The finalists in translated literature:
Négar Djavadi for Disoriental translated by Tina Kover (Europa Editions)
Hanne Ørstavik for Love translated by Martin Aitken (Archipelago Books)
Domenico Starnone for Trick translated by Jhumpa Lahiri (Europa Editions)
Yoko Tawada for The Emissary translated by Margaret Mitsutani (New Directions Publishing)
Olga Tokarczuk for Flights translated by Jennifer Croft (Riverhead Books)

The finalists in young people’s literature:
Elizabeth Acevedo for The Poet X (HarperTeen)
T. Anderson and Eugene Yelchin for The Assassination of Brangwain Spurge (Candlewick Press)
Leslie Connor for The Truth as Told by Mason Buttle (Katherine Tegen Books)
Christopher Paul Curtis for The Journey of Little Charlie (Scholastic Press)
Jarrett J. Krosoczka for Hey, Kiddo (Graphix)
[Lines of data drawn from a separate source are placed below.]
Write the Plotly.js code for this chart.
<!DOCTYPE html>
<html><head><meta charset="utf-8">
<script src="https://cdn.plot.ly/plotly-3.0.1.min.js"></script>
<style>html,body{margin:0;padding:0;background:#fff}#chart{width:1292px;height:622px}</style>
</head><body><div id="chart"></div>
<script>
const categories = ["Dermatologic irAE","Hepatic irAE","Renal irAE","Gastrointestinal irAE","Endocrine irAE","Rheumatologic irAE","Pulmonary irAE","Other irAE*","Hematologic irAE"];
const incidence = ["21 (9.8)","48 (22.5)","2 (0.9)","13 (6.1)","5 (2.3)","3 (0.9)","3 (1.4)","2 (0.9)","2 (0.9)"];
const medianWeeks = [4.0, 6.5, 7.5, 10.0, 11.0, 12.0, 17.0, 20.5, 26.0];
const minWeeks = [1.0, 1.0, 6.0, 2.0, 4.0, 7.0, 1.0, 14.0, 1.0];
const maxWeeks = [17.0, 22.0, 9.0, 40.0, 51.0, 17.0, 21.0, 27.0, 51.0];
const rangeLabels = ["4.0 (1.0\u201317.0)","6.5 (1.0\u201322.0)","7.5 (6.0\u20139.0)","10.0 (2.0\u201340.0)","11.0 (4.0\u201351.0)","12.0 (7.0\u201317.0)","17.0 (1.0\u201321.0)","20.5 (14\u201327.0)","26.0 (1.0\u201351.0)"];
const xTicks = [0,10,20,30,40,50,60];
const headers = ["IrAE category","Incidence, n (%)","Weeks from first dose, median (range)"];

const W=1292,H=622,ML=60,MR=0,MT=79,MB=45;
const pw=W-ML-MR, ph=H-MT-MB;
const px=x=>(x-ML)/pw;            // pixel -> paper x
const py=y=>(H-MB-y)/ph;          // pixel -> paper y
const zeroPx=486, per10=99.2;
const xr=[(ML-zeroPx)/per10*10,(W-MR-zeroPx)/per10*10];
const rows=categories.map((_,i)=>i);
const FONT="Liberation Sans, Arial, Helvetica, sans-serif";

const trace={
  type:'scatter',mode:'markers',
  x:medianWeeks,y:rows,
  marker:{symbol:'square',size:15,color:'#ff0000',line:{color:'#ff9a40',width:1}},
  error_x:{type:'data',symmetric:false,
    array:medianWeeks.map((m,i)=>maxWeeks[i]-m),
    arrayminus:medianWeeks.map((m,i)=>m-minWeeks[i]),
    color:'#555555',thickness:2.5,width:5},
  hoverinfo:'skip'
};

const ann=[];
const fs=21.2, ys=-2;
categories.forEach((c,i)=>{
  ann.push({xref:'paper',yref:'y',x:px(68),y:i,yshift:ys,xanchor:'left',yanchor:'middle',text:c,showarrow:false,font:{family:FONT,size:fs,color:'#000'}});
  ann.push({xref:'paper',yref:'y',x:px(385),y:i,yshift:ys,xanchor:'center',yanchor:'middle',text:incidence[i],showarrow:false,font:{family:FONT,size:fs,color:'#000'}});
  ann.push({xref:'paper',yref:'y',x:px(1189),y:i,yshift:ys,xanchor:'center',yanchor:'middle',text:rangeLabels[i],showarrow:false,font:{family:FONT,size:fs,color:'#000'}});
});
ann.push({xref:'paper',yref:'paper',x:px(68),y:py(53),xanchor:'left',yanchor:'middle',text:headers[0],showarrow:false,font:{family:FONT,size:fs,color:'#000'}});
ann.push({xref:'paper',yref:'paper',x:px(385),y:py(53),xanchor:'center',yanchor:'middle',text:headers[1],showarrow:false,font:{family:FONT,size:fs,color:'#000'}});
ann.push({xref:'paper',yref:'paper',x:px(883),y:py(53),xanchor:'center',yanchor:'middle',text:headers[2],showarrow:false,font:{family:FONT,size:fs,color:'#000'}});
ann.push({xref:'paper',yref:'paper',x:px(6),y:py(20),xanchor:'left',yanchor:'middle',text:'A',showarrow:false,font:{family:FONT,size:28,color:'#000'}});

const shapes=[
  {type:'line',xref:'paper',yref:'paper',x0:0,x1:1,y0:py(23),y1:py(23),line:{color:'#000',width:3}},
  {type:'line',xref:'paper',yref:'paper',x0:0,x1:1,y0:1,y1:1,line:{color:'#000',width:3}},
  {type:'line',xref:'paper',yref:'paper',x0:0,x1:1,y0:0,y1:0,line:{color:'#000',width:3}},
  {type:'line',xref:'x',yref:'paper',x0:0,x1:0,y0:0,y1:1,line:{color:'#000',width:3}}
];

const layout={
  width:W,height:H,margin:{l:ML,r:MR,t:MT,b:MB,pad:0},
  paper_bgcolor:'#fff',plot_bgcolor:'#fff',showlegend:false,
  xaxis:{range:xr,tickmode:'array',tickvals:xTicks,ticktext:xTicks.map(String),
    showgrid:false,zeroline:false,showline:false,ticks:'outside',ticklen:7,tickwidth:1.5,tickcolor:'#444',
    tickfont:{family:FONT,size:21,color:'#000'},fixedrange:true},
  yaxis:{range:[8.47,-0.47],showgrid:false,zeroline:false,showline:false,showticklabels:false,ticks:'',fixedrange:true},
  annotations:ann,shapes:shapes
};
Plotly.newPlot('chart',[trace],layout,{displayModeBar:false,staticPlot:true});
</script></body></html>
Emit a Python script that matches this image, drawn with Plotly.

Fiction finalist Brinkley was featured in the 2018 Poets & Writers First Fiction feature, and poetry finalist Hayes and fiction finalist Groff were both featured in Episode 20 of Ampersand: The Poets & Writers Podcast. Translation finalist Lahiri was featured in Episode 6 of Ampersand, and poetry finalist Xie and fiction finalist Makkai have both contributed to the Writers Recommend series.

Established in 1950, the National Book Awards are among the largest literary prizes given in the United States. The 2017 winners were Frank Bidart in poetry, Jesmyn Ward in fiction, Masha Gessen in nonfiction, and Robin Benway in young people’s literature.